(Records contained in a dataset)
-- Start --

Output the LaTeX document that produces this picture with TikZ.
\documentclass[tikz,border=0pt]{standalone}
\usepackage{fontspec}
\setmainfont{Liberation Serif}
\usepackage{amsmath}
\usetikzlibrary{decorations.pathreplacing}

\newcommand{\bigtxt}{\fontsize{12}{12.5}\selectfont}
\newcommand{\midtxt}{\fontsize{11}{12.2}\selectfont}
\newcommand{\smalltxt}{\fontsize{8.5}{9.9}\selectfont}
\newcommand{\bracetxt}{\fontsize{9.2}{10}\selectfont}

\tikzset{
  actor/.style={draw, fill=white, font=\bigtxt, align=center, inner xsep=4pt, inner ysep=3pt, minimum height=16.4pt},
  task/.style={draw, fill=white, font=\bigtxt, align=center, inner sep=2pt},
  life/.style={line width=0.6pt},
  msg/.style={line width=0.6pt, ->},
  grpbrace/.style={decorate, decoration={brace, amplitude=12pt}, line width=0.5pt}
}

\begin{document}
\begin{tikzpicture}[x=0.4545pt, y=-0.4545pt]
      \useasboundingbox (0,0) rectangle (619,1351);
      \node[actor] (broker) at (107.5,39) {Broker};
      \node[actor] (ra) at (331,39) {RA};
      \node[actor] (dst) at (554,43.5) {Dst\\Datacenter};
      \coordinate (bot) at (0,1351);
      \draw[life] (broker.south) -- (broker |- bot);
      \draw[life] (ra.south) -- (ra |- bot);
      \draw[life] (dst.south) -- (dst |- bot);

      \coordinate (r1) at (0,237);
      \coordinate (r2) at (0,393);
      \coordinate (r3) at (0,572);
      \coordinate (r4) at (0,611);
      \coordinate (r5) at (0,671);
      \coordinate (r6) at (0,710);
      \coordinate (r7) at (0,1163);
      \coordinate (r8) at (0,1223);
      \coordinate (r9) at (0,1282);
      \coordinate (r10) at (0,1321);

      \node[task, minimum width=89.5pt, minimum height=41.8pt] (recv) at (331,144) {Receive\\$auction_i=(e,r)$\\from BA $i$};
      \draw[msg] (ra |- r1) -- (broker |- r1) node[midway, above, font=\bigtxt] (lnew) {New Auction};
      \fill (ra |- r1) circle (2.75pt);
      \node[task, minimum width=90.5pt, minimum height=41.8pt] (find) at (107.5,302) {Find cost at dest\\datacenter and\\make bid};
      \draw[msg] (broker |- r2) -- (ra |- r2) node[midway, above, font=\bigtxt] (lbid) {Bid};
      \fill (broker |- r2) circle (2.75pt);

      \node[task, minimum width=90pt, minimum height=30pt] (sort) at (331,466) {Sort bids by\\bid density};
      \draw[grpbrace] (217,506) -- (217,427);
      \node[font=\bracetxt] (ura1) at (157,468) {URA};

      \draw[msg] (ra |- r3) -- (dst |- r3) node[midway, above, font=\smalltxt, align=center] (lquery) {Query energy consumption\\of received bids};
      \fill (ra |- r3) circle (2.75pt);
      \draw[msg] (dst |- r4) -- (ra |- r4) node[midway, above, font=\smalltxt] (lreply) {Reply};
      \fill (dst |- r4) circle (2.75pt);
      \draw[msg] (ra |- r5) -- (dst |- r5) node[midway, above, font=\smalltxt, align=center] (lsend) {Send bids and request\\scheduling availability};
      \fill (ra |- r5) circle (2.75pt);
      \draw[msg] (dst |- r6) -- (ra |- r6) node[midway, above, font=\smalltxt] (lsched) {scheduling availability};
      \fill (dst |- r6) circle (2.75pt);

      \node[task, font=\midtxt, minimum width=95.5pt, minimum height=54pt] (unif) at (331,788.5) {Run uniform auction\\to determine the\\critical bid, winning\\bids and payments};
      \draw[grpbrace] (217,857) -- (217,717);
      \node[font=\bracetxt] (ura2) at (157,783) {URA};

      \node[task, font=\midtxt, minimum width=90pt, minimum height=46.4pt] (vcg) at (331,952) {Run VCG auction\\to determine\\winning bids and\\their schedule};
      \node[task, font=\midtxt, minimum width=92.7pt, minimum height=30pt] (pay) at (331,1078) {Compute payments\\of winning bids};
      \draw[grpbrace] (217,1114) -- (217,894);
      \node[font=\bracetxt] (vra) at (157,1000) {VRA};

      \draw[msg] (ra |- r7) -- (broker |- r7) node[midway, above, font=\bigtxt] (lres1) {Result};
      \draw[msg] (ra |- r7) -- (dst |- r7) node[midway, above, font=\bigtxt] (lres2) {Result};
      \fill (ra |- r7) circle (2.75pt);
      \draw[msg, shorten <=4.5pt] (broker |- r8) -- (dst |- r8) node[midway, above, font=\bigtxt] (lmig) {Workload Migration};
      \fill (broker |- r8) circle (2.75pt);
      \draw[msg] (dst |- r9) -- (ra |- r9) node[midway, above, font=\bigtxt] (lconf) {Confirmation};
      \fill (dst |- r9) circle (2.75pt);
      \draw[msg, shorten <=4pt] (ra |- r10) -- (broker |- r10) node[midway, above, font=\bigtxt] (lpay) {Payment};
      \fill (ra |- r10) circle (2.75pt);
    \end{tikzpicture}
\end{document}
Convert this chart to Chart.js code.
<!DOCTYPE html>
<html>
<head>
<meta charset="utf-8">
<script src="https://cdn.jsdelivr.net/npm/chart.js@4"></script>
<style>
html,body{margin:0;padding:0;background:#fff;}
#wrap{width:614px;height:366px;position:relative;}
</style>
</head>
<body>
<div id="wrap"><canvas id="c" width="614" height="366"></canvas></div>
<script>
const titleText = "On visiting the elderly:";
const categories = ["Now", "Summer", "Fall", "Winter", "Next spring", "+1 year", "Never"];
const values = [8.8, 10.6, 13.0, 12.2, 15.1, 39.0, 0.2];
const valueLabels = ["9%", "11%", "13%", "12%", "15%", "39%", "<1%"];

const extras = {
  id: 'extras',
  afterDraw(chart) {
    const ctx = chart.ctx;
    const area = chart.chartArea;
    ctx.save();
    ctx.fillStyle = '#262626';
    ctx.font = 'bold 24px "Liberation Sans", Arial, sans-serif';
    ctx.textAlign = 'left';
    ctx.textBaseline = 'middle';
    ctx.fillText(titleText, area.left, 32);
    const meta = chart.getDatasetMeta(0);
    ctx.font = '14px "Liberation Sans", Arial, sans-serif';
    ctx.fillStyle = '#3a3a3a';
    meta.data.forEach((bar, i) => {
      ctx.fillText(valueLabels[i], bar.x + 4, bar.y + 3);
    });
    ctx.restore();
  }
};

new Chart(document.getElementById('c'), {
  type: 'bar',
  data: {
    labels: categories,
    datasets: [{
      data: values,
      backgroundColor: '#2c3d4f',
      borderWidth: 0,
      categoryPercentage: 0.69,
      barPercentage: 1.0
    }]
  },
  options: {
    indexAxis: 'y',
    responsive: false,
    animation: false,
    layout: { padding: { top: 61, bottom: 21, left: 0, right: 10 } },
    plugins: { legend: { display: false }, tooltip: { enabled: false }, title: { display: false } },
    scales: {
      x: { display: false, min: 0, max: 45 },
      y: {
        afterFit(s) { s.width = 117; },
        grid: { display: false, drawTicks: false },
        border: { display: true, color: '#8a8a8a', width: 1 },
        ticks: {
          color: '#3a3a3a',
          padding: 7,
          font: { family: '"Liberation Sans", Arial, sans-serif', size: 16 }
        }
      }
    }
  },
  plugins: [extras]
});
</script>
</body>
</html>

-- End --

▸ **EXERCISE DESCRIPTION**
Reply with nothing except the number of lines in the listing above that include "this".

▸ **TASK RESULT**
2